[Set task] Return the lines below exactly, from the first line to the line that contains "(0,0) rectangle (743,569);". Leave out pictures.

>> start Given data

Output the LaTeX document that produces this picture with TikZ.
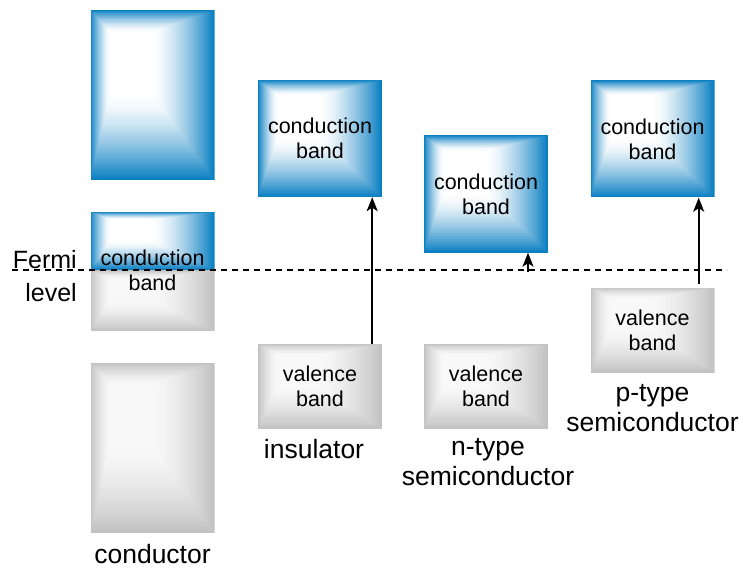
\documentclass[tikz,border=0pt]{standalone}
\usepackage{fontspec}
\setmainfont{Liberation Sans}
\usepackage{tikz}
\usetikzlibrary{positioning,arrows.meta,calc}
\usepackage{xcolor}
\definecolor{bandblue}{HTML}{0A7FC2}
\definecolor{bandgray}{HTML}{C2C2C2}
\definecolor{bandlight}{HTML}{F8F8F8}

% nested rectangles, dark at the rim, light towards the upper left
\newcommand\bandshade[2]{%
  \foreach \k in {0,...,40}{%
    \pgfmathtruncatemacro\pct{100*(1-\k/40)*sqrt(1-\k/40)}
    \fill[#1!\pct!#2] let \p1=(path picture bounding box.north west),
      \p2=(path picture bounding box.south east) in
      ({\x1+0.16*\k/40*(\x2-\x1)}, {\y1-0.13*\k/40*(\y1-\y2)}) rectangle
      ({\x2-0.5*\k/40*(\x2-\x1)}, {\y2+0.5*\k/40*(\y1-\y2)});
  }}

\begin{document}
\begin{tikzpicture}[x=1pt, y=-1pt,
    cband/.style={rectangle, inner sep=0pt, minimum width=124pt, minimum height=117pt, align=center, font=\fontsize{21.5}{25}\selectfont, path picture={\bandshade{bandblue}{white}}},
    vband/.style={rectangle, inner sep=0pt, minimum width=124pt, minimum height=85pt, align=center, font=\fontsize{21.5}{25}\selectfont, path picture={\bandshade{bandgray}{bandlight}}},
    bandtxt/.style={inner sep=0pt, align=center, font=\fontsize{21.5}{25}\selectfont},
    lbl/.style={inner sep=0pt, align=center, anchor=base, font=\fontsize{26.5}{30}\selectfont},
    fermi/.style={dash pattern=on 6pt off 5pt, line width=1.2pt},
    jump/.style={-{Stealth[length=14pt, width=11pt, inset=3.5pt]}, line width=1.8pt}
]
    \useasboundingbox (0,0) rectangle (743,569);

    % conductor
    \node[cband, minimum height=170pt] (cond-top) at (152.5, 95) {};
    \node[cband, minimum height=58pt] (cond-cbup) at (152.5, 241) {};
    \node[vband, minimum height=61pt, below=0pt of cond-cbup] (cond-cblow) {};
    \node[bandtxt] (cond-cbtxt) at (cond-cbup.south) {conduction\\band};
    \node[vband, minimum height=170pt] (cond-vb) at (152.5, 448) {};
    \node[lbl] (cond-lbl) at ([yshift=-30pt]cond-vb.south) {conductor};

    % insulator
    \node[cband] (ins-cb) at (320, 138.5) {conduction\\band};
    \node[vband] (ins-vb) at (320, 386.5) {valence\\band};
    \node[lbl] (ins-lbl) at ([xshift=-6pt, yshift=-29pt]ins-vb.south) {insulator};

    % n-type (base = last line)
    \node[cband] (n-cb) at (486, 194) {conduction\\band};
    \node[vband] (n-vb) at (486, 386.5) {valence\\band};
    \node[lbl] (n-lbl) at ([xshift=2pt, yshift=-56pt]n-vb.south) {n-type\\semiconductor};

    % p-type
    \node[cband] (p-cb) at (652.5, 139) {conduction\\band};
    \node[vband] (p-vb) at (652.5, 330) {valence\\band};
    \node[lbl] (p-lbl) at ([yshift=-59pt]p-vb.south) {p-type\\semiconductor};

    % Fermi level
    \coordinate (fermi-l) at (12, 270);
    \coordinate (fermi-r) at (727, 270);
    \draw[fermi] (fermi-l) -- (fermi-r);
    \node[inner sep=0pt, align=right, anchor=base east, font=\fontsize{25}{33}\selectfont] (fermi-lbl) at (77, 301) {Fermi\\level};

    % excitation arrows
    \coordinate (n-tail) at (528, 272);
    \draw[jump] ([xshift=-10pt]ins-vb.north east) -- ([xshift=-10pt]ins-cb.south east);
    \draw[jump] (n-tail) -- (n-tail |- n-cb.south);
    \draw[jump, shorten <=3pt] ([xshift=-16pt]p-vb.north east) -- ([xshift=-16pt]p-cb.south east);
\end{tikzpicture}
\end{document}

>> end Given data

[Expected answer]
Output the LaTeX document that produces this picture with TikZ.
\documentclass[tikz,border=0pt]{standalone}
\usepackage{fontspec}
\setmainfont{Liberation Sans}
\usepackage{tikz}
\usetikzlibrary{positioning,arrows.meta,calc}
\usepackage{xcolor}
\definecolor{bandblue}{HTML}{0A7FC2}
\definecolor{bandgray}{HTML}{C2C2C2}
\definecolor{bandlight}{HTML}{F8F8F8}

% nested rectangles, dark at the rim, light towards the upper left
\newcommand\bandshade[2]{%
  \foreach \k in {0,...,40}{%
    \pgfmathtruncatemacro\pct{100*(1-\k/40)*sqrt(1-\k/40)}
    \fill[#1!\pct!#2] let \p1=(path picture bounding box.north west),
      \p2=(path picture bounding box.south east) in
      ({\x1+0.16*\k/40*(\x2-\x1)}, {\y1-0.13*\k/40*(\y1-\y2)}) rectangle
      ({\x2-0.5*\k/40*(\x2-\x1)}, {\y2+0.5*\k/40*(\y1-\y2)});
  }}

\begin{document}
\begin{tikzpicture}[x=1pt, y=-1pt,
    cband/.style={rectangle, inner sep=0pt, minimum width=124pt, minimum height=117pt, align=center, font=\fontsize{21.5}{25}\selectfont, path picture={\bandshade{bandblue}{white}}},
    vband/.style={rectangle, inner sep=0pt, minimum width=124pt, minimum height=85pt, align=center, font=\fontsize{21.5}{25}\selectfont, path picture={\bandshade{bandgray}{bandlight}}},
    bandtxt/.style={inner sep=0pt, align=center, font=\fontsize{21.5}{25}\selectfont},
    lbl/.style={inner sep=0pt, align=center, anchor=base, font=\fontsize{26.5}{30}\selectfont},
    fermi/.style={dash pattern=on 6pt off 5pt, line width=1.2pt},
    jump/.style={-{Stealth[length=14pt, width=11pt, inset=3.5pt]}, line width=1.8pt}
]
    \useasboundingbox (0,0) rectangle (743,569);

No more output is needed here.